Kaliamurthy, Liseth’s doctor, advised them to stay in the U.S. and started the girl on monthly injections of extended-release buprenorphine, a medication commonly used to treat opioid use disorder that blunts withdrawal symptoms and cravings. Finally, things are turning around. She is eating again, looking healthy and — unable to go to school where drugs are ubiquitous — ready to start a GED program.

What should parents do if they discover their children are using opioids?
  • Talk to your teen about your concerns. Ask about use by friends and classmates as well
  • Remind your child that you love them and will be there to support them
  • Consider involving a health professional or counselor soon as possible
  • Remind your teen to have Narcan available and to never use alone
What should parents look for if they suspect opioid use?
  • Look out for small, constricted “pinpoint pupils”
  • Choking or gurgling sounds
  • Slow, shallow breathing
  • Limp body; loss of consciousness
  • Having pale, blue or cold skin
If parents or caregivers suspect an opioid overdose:
  • Call 911 for emergency medical help.
  • Give naloxone (if available) which can reverse the effects of an opioid overdose
  • Keep your child or teen awake and breathing by rubbing their chest with your knuckles
  • Lay them on their side to prevent choking if they vomit
  • Stay with your child or teen until professional help arrives

Source: Preventing An Opioid Overdose (cdc.gov) [cdc.gov] and Anisha Anna Abraham, adolescent medicine specialist at Children’s National Hospital

The over-the-counter overdose antidote Narcan blocks the sedative effect of an overdose and have save thousands of lives in D.C. alone. Experts recommend parents have Narcan in their first aid kit or car and have seen young people put it on their keychains.

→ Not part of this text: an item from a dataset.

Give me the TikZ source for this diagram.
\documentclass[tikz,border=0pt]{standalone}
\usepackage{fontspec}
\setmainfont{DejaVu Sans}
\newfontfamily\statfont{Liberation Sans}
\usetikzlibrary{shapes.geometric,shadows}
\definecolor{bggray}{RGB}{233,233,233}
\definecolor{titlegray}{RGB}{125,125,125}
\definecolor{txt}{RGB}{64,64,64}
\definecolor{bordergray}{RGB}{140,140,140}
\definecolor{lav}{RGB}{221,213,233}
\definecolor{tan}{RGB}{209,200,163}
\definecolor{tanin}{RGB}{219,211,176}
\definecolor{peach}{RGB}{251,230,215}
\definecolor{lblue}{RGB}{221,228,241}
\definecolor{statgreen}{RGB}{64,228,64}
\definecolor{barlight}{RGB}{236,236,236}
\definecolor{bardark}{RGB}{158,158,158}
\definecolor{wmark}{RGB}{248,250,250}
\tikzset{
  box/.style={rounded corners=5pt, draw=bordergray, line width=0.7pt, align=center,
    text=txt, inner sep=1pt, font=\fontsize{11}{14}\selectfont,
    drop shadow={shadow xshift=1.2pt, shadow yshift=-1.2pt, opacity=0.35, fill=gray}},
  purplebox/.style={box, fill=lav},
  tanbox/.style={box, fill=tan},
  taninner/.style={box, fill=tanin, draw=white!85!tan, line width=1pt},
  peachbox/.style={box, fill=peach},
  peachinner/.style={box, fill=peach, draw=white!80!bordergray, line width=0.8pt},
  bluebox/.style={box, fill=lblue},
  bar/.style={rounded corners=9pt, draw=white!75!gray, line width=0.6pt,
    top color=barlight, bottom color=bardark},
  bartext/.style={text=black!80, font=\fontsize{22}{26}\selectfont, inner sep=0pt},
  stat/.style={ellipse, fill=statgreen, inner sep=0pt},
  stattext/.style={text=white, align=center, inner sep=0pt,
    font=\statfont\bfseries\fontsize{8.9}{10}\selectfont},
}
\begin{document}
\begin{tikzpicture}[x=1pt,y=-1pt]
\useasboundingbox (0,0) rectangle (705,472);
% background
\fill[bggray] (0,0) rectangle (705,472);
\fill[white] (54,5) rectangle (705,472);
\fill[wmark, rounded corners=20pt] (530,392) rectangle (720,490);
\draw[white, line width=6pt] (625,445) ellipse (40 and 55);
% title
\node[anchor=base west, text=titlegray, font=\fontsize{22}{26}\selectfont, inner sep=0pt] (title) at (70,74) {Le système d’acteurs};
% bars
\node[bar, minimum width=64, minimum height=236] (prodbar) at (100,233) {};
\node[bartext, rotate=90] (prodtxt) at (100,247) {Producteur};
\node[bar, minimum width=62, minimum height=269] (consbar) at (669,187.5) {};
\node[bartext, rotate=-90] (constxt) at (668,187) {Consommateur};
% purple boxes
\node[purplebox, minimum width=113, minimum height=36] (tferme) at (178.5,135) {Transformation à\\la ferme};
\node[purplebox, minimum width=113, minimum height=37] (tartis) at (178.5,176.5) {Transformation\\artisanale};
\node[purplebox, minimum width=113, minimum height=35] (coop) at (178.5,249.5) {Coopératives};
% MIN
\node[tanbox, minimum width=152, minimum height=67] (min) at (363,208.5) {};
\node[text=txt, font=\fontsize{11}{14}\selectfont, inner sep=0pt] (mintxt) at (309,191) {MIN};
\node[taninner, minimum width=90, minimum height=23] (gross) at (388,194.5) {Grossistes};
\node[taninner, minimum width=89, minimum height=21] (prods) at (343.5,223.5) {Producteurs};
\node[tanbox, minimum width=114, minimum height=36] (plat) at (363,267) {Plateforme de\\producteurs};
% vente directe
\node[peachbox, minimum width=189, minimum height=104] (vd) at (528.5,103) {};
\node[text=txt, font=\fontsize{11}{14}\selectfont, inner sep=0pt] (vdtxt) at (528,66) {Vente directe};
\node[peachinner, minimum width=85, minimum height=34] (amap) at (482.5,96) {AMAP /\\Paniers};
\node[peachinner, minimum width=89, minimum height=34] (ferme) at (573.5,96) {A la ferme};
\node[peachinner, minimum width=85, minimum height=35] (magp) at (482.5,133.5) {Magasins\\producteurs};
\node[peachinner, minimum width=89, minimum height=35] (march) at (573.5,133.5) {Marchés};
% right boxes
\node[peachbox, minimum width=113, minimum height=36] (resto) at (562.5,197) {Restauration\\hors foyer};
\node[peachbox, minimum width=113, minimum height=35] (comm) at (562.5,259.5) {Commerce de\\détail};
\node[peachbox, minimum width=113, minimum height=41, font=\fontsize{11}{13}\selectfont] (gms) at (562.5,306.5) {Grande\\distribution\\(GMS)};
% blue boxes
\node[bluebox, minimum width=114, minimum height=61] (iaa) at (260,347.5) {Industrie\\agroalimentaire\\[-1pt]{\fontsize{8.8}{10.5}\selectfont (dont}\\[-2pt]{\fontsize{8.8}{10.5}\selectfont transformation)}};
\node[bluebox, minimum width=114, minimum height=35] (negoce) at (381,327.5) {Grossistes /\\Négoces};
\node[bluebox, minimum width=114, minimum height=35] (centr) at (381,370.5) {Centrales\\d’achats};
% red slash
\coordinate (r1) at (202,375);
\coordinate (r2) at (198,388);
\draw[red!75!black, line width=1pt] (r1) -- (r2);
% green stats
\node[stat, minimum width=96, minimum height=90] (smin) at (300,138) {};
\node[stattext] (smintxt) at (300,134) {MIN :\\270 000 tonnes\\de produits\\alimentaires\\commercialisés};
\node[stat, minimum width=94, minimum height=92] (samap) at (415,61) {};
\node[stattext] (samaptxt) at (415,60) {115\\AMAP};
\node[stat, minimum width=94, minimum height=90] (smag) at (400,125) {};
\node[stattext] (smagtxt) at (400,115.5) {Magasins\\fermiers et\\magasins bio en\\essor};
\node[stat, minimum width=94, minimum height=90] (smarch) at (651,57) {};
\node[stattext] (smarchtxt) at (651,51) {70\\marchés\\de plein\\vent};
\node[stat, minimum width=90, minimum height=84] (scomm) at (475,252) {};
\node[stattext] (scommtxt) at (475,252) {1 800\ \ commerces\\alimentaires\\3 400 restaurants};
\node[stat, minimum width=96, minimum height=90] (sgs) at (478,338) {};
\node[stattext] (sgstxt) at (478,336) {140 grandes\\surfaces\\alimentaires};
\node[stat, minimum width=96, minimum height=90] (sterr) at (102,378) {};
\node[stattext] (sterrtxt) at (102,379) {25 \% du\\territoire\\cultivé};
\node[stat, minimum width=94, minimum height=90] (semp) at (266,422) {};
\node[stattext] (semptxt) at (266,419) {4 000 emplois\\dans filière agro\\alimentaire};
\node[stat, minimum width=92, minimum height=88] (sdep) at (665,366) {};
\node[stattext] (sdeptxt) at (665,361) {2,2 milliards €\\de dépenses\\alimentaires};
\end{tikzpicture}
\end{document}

The mother of a 16-year-old from Silver Spring, who spoke on the condition of anonymity to protect her daughter’s privacy with the teen’s permission, said it never occurred to her that any of her daughter’s friends would be using fentanyl or that her child could become addicted. Then her daughter’s girlfriend died, and she noticed the teen was spending more time alone. The family smelled the telltale odor of fentanyl fumes, like burnt tires, emanating from the basement.

They turned to Children’s National, where she was already receiving mental health care, and entered an intensive outpatient treatment program. After bristling at the daily reminder of her struggle when taking daily buprenorphine as a tablet, she switched to a longer-acting injection form of the drug and started to feel better.

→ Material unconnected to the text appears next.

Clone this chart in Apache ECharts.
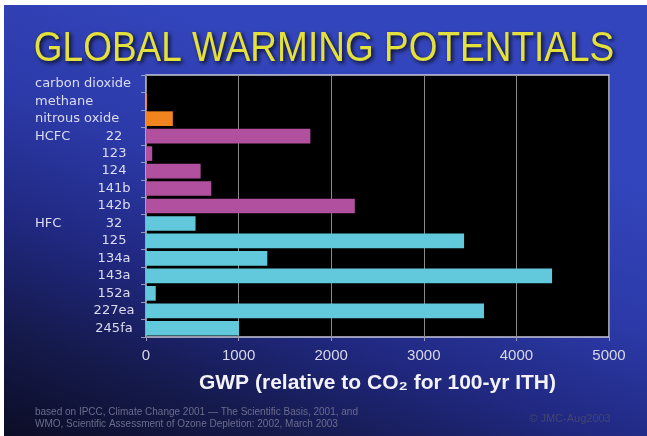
<!DOCTYPE html>
<html>
<head>
<meta charset="utf-8">
<script src="https://cdn.jsdelivr.net/npm/echarts@6/dist/echarts.min.js"></script>
<style>
html,body{margin:0;padding:0;background:#fff;}
#chart{width:647px;height:436px;}
</style>
</head>
<body>
<div id="chart"></div>
<script>
// ---- data ----
var groupLabels = ['carbon dioxide','methane','nitrous oxide','HCFC','','','','','HFC','','','','','',''];
var subLabels   = ['','','','22','123','124','141b','142b','32','125','134a','143a','152a','227ea','245fa'];
var groups      = ['gas','gas','gas','hcfc','hcfc','hcfc','hcfc','hcfc','hfc','hfc','hfc','hfc','hfc','hfc','hfc'];
var gwpValues   = [1, 10, 290, 1775, 67, 590, 705, 2255, 535, 3435, 1310, 4385, 105, 3650, 1005];
var xTicks      = [0, 1000, 2000, 3000, 4000, 5000];

var titleText = 'GLOBAL WARMING POTENTIALS';
var axisTitle = 'GWP (relative to CO\u2082 for 100-yr ITH)';
var sourceLine1 = 'based on IPCC, Climate Change 2001 \u2014 The Scientific Basis, 2001, and';
var sourceLine2 = 'WMO, Scientific Assessment of Ozone Depletion: 2002, March 2003';
var credit = '\u00a9 JMC-Aug2003';

// ---- styles ----
var groupColors = {gas:'#f2841f', hcfc:'#b0509e', hfc:'#62c9dc'};
var categories = groupLabels.map(function(g,i){ return String(i); });

var chart = echarts.init(document.getElementById('chart'));
var option = {
  backgroundColor: '#ffffff',
  animation: false,
  graphic: {elements: [
    {type:'rect', z:-100, silent:true,
     shape:{x:4, y:5, width:643, height:431},
     style:{fill:new echarts.graphic.LinearGradient(0.25,0,0,1,[
       {offset:0, color:'#3345bc'},
       {offset:0.3, color:'#2c3aa8'},
       {offset:0.55, color:'#202880'},
       {offset:0.78, color:'#151a4c'},
       {offset:1, color:'#0c0d26'}])}},
    {type:'text', z:100, x:324, y:49, scaleY:1.14,
     style:{text:titleText, fill:'#e4e03c', font:'37px "Liberation Sans", Arial, sans-serif',
       textAlign:'center', textVerticalAlign:'middle',
       textShadowColor:'rgba(0,0,0,0.85)', textShadowBlur:4, textShadowOffsetX:2, textShadowOffsetY:2}},
    {type:'text', z:100, x:35, y:412,
     style:{text:sourceLine1, fill:'#6a6c8c', font:'10px "Liberation Sans", Arial, sans-serif',
       textAlign:'left', textVerticalAlign:'middle'}},
    {type:'text', z:100, x:35, y:424,
     style:{text:sourceLine2, fill:'#6a6c8c', font:'10px "Liberation Sans", Arial, sans-serif',
       textAlign:'left', textVerticalAlign:'middle'}},
    {type:'text', z:100, x:570, y:419,
     style:{text:credit, fill:'#44466c', font:'11px "Liberation Sans", Arial, sans-serif',
       textAlign:'center', textVerticalAlign:'middle'}}
  ]},
  grid: {left:146, right:38, top:75, bottom:99, show:true, backgroundColor:'#000000',
    borderColor:'#c8c8dc', borderWidth:1.5},
  xAxis: {
    type:'value', min:xTicks[0], max:xTicks[xTicks.length-1], interval:1000,
    axisLine:{show:false},
    axisTick:{show:true, length:4, lineStyle:{color:'#9a9ab8'}},
    splitLine:{show:true, lineStyle:{color:'#8a8a8a', width:1}},
    axisLabel:{color:'#d8d8ea', fontSize:15, margin:11, fontFamily:'"Liberation Sans", Arial, sans-serif',
      formatter:function(v){ return String(v); }},
    name: axisTitle, nameLocation:'middle', nameGap:36,
    nameTextStyle:{color:'#f2f2f8', fontSize:21, fontWeight:'bold', fontFamily:'"Liberation Sans", Arial, sans-serif'}
  },
  yAxis: {
    type:'category', inverse:true, data:categories,
    axisLine:{show:false},
    axisTick:{show:true, length:5, lineStyle:{color:'#9a9ab8'}},
    splitLine:{show:false},
    axisLabel:{
      align:'left', margin:111, interval:0,
      formatter:function(v, idx){
        var g = groupLabels[idx], s = subLabels[idx];
        if (!s) return '{f|' + g + '}';
        return '{g|' + g + '}{n|' + s + '}';
      },
      rich:{
        f:{color:'#dcdcf0', fontSize:13, fontFamily:'"DejaVu Sans", sans-serif'},
        g:{color:'#dcdcf0', fontSize:13, fontFamily:'"DejaVu Sans", sans-serif', width:63},
        n:{color:'#dcdcf0', fontSize:13, fontFamily:'"DejaVu Sans", sans-serif', width:32, align:'center'}
      }
    }
  },
  series: [{
    type:'bar', barCategoryGap:'16%',
    data: gwpValues.map(function(v,i){ return {value:v, itemStyle:{color:groupColors[groups[i]]}}; })
  }]
};
chart.setOption(option);
</script>
</body>
</html>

There are hard days, but the family feels lucky to be able to navigate insurance hurdles and afford the out-of-pocket costs associated with her treatment. The spike is driving public health experts to rethink preventive drug education for young people. Guidance should present not using drugs as the safest choice but also include information about reducing risk for those who choose to experiment, Mass General’s Hadland and a co-author said in a New England Journal of Medicine article earlier this year.